>>>

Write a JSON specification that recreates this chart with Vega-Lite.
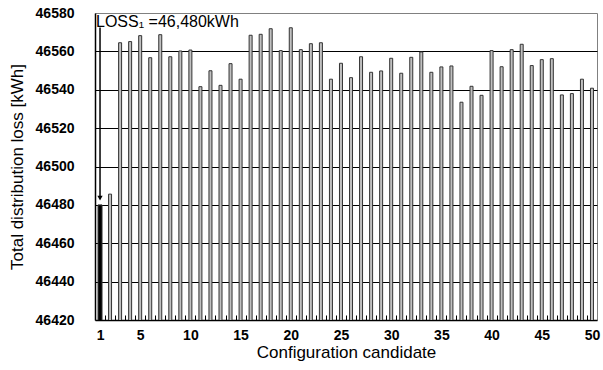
{
  "$schema": "https://vega.github.io/schema/vega-lite/v6.json",
  "autosize": "none",
  "width": 502,
  "height": 307,
  "padding": {"left": 95, "top": 13, "right": 6, "bottom": 50},
  "background": "white",
  "config": {
    "view": {"stroke": "#808080", "strokeWidth": 1},
    "font": "Liberation Sans"
  },
  "datasets": {
    "losses": [
      {"candidate": 1, "loss": 46480},
      {"candidate": 2, "loss": 46485.6},
      {"candidate": 3, "loss": 46564.5},
      {"candidate": 4, "loss": 46565.1},
      {"candidate": 5, "loss": 46568.2},
      {"candidate": 6, "loss": 46556.7},
      {"candidate": 7, "loss": 46568.7},
      {"candidate": 8, "loss": 46557.2},
      {"candidate": 9, "loss": 46560.2},
      {"candidate": 10, "loss": 46560.7},
      {"candidate": 11, "loss": 46541.6},
      {"candidate": 12, "loss": 46549.9},
      {"candidate": 13, "loss": 46542.3},
      {"candidate": 14, "loss": 46553.6},
      {"candidate": 15, "loss": 46545.5},
      {"candidate": 16, "loss": 46568.4},
      {"candidate": 17, "loss": 46568.9},
      {"candidate": 18, "loss": 46571.8},
      {"candidate": 19, "loss": 46560.4},
      {"candidate": 20, "loss": 46572.3},
      {"candidate": 21, "loss": 46560.9},
      {"candidate": 22, "loss": 46564.0},
      {"candidate": 23, "loss": 46564.5},
      {"candidate": 24, "loss": 46545.5},
      {"candidate": 25, "loss": 46553.8},
      {"candidate": 26, "loss": 46546.3},
      {"candidate": 27, "loss": 46557.2},
      {"candidate": 28, "loss": 46549.1},
      {"candidate": 29, "loss": 46549.8},
      {"candidate": 30, "loss": 46556.4},
      {"candidate": 31, "loss": 46548.6},
      {"candidate": 32, "loss": 46556.9},
      {"candidate": 33, "loss": 46559.7},
      {"candidate": 34, "loss": 46549.1},
      {"candidate": 35, "loss": 46551.9},
      {"candidate": 36, "loss": 46552.4},
      {"candidate": 37, "loss": 46533.5},
      {"candidate": 38, "loss": 46541.8},
      {"candidate": 39, "loss": 46537.1},
      {"candidate": 40, "loss": 46560.4},
      {"candidate": 41, "loss": 46552.0},
      {"candidate": 42, "loss": 46560.9},
      {"candidate": 43, "loss": 46563.7},
      {"candidate": 44, "loss": 46552.6},
      {"candidate": 45, "loss": 46555.7},
      {"candidate": 46, "loss": 46556.2},
      {"candidate": 47, "loss": 46537.3},
      {"candidate": 48, "loss": 46538.0},
      {"candidate": 49, "loss": 46545.5},
      {"candidate": 50, "loss": 46540.8}
    ],
    "arrow": [
      {"candidate": 1, "from": 46572.5, "to": 46483.5}
    ]
  },
  "layer": [
    {
      "data": {"name": "losses"},
      "mark": {"type": "bar", "stroke": "#333333", "strokeWidth": 1, "clip": true},
      "encoding": {
        "x": {
          "field": "candidate",
          "type": "quantitative",
          "scale": {"domain": [0.5, 50.5], "nice": false, "zero": false, "padding": 0},
          "axis": {
            "values": [1, 1.5, 2.5, 3.5, 4.5, 5, 5.5, 6.5, 7.5, 8.5, 9.5, 10, 10.5, 11.5, 12.5, 13.5, 14.5, 15, 15.5, 16.5, 17.5, 18.5, 19.5, 20, 20.5, 21.5, 22.5, 23.5, 24.5, 25, 25.5, 26.5, 27.5, 28.5, 29.5, 30, 30.5, 31.5, 32.5, 33.5, 34.5, 35, 35.5, 36.5, 37.5, 38.5, 39.5, 40, 40.5, 41.5, 42.5, 43.5, 44.5, 45, 45.5, 46.5, 47.5, 48.5, 49.5, 50],
            "tickCount": 200,
            "labelExpr": "datum.value % 1 === 0 ? '' + datum.value : ''",
            "labelOverlap": false,
            "labelBound": false,
            "ticks": true,
            "tickSize": -5,
            "tickColor": {"condition": {"test": "datum.value % 1 === 0", "value": "transparent"}, "value": "black"},
            "tickWidth": 1,
            "grid": false,
            "domainColor": "black",
            "domainWidth": 1.5,
            "labelFont": "Liberation Sans",
            "labelFontWeight": "bold",
            "labelFontSize": 14,
            "labelColor": "black",
            "labelPadding": 13,
            "title": "Configuration candidate",
            "titleFont": "Liberation Sans",
            "titleFontWeight": "normal",
            "titleFontSize": 17,
            "titleColor": "black",
            "titlePadding": 2
          }
        },
        "y": {
          "field": "loss",
          "type": "quantitative",
          "scale": {"domain": [46420, 46580], "nice": false, "zero": false},
          "axis": {
            "values": [46420, 46440, 46460, 46480, 46500, 46520, 46540, 46560, 46580],
            "tickCount": 50,
            "format": "d",
            "labelOverlap": false,
            "labelBound": false,
            "ticks": false,
            "grid": true,
            "gridColor": {"condition": {"test": "datum.value === 46580 || datum.value === 46420", "value": "transparent"}, "value": "black"},
            "gridWidth": 1,
            "domainColor": "black",
            "domainWidth": 1.5,
            "labelFont": "Liberation Sans",
            "labelFontWeight": "bold",
            "labelFontSize": 14,
            "labelColor": "black",
            "labelPadding": 21,
            "title": "Total distribution loss [kWh]",
            "titleFont": "Liberation Sans",
            "titleFontWeight": "normal",
            "titleFontSize": 17,
            "titleColor": "black",
            "titlePadding": 9
          }
        },
        "fill": {
          "condition": {"test": "datum.candidate === 1", "value": "black"},
          "value": "#c0c0c0"
        },
        "size": {
          "condition": {"test": "datum.candidate === 1", "value": 4},
          "value": 3
        }
      }
    },
    {
      "data": {"name": "arrow"},
      "mark": {"type": "rule", "color": "black", "strokeWidth": 1.5},
      "encoding": {
        "x": {"field": "candidate", "type": "quantitative", "scale": {"domain": [0.5, 50.5], "nice": false, "zero": false, "padding": 0}},
        "y": {"field": "from", "type": "quantitative", "scale": {"domain": [46420, 46580], "nice": false, "zero": false}},
        "y2": {"field": "to"}
      }
    },
    {
      "data": {"name": "arrow"},
      "mark": {"type": "point", "shape": "triangle-down", "filled": true, "color": "black", "size": 28, "opacity": 1},
      "encoding": {
        "x": {"field": "candidate", "type": "quantitative", "scale": {"domain": [0.5, 50.5], "nice": false, "zero": false, "padding": 0}},
        "y": {"field": "to", "type": "quantitative", "scale": {"domain": [46420, 46580], "nice": false, "zero": false}}
      }
    },
    {
      "data": {"values": [{"label": "LOSS₁ =46,480kWh"}]},
      "mark": {"type": "text", "align": "left", "baseline": "top", "dx": -4, "dy": 1, "fontSize": 16, "font": "Liberation Sans", "color": "black"},
      "encoding": {
        "x": {"datum": 1, "type": "quantitative", "scale": {"domain": [0.5, 50.5], "nice": false, "zero": false, "padding": 0}},
        "y": {"datum": 46580, "type": "quantitative", "scale": {"domain": [46420, 46580], "nice": false, "zero": false}},
        "text": {"field": "label"}
      }
    }
  ]
}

<<<

◆ **Problem**
Quote the material word for word, dropping any images it holds.

◆ **Output for this task**
Write a JSON specification that recreates this chart with Vega-Lite.
{
  "$schema": "https://vega.github.io/schema/vega-lite/v6.json",
  "autosize": "none",
  "width": 502,
  "height": 307,
  "padding": {"left": 95, "top": 13, "right": 6, "bottom": 50},
  "background": "white",
  "config": {
    "view": {"stroke": "#808080", "strokeWidth": 1},
    "font": "Liberation Sans"
  },
  "datasets": {
    "losses": [
      {"candidate": 1, "loss": 46480},
      {"candidate": 2, "loss": 46485.6},
      {"candidate": 3, "loss": 46564.5},
      {"candidate": 4, "loss": 46565.1},
      {"candidate": 5, "loss": 46568.2},
      {"candidate": 6, "loss": 46556.7},
      {"candidate": 7, "loss": 46568.7},
      {"candidate": 8, "loss": 46557.2},
      {"candidate": 9, "loss": 46560.2},
      {"candidate": 10, "loss": 46560.7},
      {"candidate": 11, "loss": 46541.6},
      {"candidate": 12, "loss": 46549.9},
      {"candidate": 13, "loss": 46542.3},
      {"candidate": 14, "loss": 46553.6},
      {"candidate": 15, "loss": 46545.5},
      {"candidate": 16, "loss": 46568.4},
      {"candidate": 17, "loss": 46568.9},
      {"candidate": 18, "loss": 46571.8},
      {"candidate": 19, "loss": 46560.4},
      {"candidate": 20, "loss": 46572.3},
      {"candidate": 21, "loss": 46560.9},
      {"candidate": 22, "loss": 46564.0},
      {"candidate": 23, "loss": 46564.5},
      {"candidate": 24, "loss": 46545.5},
      {"candidate": 25, "loss": 46553.8},
      {"candidate": 26, "loss": 46546.3},
      {"candidate": 27, "loss": 46557.2},
      {"candidate": 28, "loss": 46549.1},
      {"candidate": 29, "loss": 46549.8},
      {"candidate": 30, "loss": 46556.4},
      {"candidate": 31, "loss": 46548.6},
      {"candidate": 32, "loss": 46556.9},
      {"candidate": 33, "loss": 46559.7},
      {"candidate": 34, "loss": 46549.1},
      {"candidate": 35, "loss": 46551.9},
      {"candidate": 36, "loss": 46552.4},
      {"candidate": 37, "loss": 46533.5},
      {"candidate": 38, "loss": 46541.8},
      {"candidate": 39, "loss": 46537.1},
      {"candidate": 40, "loss": 46560.4},
      {"candidate": 41, "loss": 46552.0},
      {"candidate": 42, "loss": 46560.9},
      {"candidate": 43, "loss": 46563.7},
      {"candidate": 44, "loss": 46552.6},
      {"candidate": 45, "loss": 46555.7},
      {"candidate": 46, "loss": 46556.2},
      {"candidate": 47, "loss": 46537.3},
      {"candidate": 48, "loss": 46538.0},
      {"candidate": 49, "loss": 46545.5},
      {"candidate": 50, "loss": 46540.8}
    ],
    "arrow": [
      {"candidate": 1, "from": 46572.5, "to": 46483.5}
    ]
  },
  "layer": [
    {
      "data": {"name": "losses"},
      "mark": {"type": "bar", "stroke": "#333333", "strokeWidth": 1, "clip": true},
      "encoding": {
        "x": {
          "field": "candidate",
          "type": "quantitative",
          "scale": {"domain": [0.5, 50.5], "nice": false, "zero": false, "padding": 0},
          "axis": {
            "values": [1, 1.5, 2.5, 3.5, 4.5, 5, 5.5, 6.5, 7.5, 8.5, 9.5, 10, 10.5, 11.5, 12.5, 13.5, 14.5, 15, 15.5, 16.5, 17.5, 18.5, 19.5, 20, 20.5, 21.5, 22.5, 23.5, 24.5, 25, 25.5, 26.5, 27.5, 28.5, 29.5, 30, 30.5, 31.5, 32.5, 33.5, 34.5, 35, 35.5, 36.5, 37.5, 38.5, 39.5, 40, 40.5, 41.5, 42.5, 43.5, 44.5, 45, 45.5, 46.5, 47.5, 48.5, 49.5, 50],
            "tickCount": 200,
            "labelExpr": "datum.value % 1 === 0 ? '' + datum.value : ''",
            "labelOverlap": false,
            "labelBound": false,
            "ticks": true,
            "tickSize": -5,
            "tickColor": {"condition": {"test": "datum.value % 1 === 0", "value": "transparent"}, "value": "black"},
            "tickWidth": 1,
            "grid": false,
            "domainColor": "black",
            "domainWidth": 1.5,
            "labelFont": "Liberation Sans",
            "labelFontWeight": "bold",
            "labelFontSize": 14,
            "labelColor": "black",
            "labelPadding": 13,
            "title": "Configuration candidate",
            "titleFont": "Liberation Sans",
            "titleFontWeight": "normal",
            "titleFontSize": 17,
            "titleColor": "black",
            "titlePadding": 2
          }
        },
        "y": {
          "field": "loss",
          "type": "quantitative",
          "scale": {"domain": [46420, 46580], "nice": false, "zero": false},
          "axis": {
            "values": [46420, 46440, 46460, 46480, 46500, 46520, 46540, 46560, 46580],
            "tickCount": 50,
            "format": "d",
            "labelOverlap": false,
            "labelBound": false,
            "ticks": false,
            "grid": true,
            "gridColor": {"condition": {"test": "datum.value === 46580 || datum.value === 46420", "value": "transparent"}, "value": "black"},
            "gridWidth": 1,
            "domainColor": "black",
            "domainWidth": 1.5,
            "labelFont": "Liberation Sans",
            "labelFontWeight": "bold",
            "labelFontSize": 14,
            "labelColor": "black",
            "labelPadding": 21,
            "title": "Total distribution loss [kWh]",
            "titleFont": "Liberation Sans",
            "titleFontWeight": "normal",
            "titleFontSize": 17,
            "titleColor": "black",
            "titlePadding": 9
          }
        },
        "fill": {
          "condition": {"test": "datum.candidate === 1", "value": "black"},
          "value": "#c0c0c0"
        },
        "size": {
          "condition": {"test": "datum.candidate === 1", "value": 4},
          "value": 3
        }
      }
    },
    {
      "data": {"name": "arrow"},
      "mark": {"type": "rule", "color": "black", "strokeWidth": 1.5},
      "encoding": {
        "x": {"field": "candidate", "type": "quantitative", "scale": {"domain": [0.5, 50.5], "nice": false, "zero": false, "padding": 0}},
        "y": {"field": "from", "type": "quantitative", "scale": {"domain": [46420, 46580], "nice": false, "zero": false}},
        "y2": {"field": "to"}
      }
    },
    {
      "data": {"name": "arrow"},
      "mark": {"type": "point", "shape": "triangle-down", "filled": true, "color": "black", "size": 28, "opacity": 1},
      "encoding": {
        "x": {"field": "candidate", "type": "quantitative", "scale": {"domain": [0.5, 50.5], "nice": false, "zero": false, "padding": 0}},
        "y": {"field": "to", "type": "quantitative", "scale": {"domain": [46420, 46580], "nice": false, "zero": false}}
      }
    },
    {
      "data": {"values": [{"label": "LOSS₁ =46,480kWh"}]},
      "mark": {"type": "text", "align": "left", "baseline": "top", "dx": -4, "dy": 1, "fontSize": 16, "font": "Liberation Sans", "color": "black"},
      "encoding": {
        "x": {"datum": 1, "type": "quantitative", "scale": {"domain": [0.5, 50.5], "nice": false, "zero": false, "padding": 0}},
        "y": {"datum": 46580, "type": "quantitative", "scale": {"domain": [46420, 46580], "nice": false, "zero": false}},
        "text": {"field": "label"}
      }
    }
  ]
}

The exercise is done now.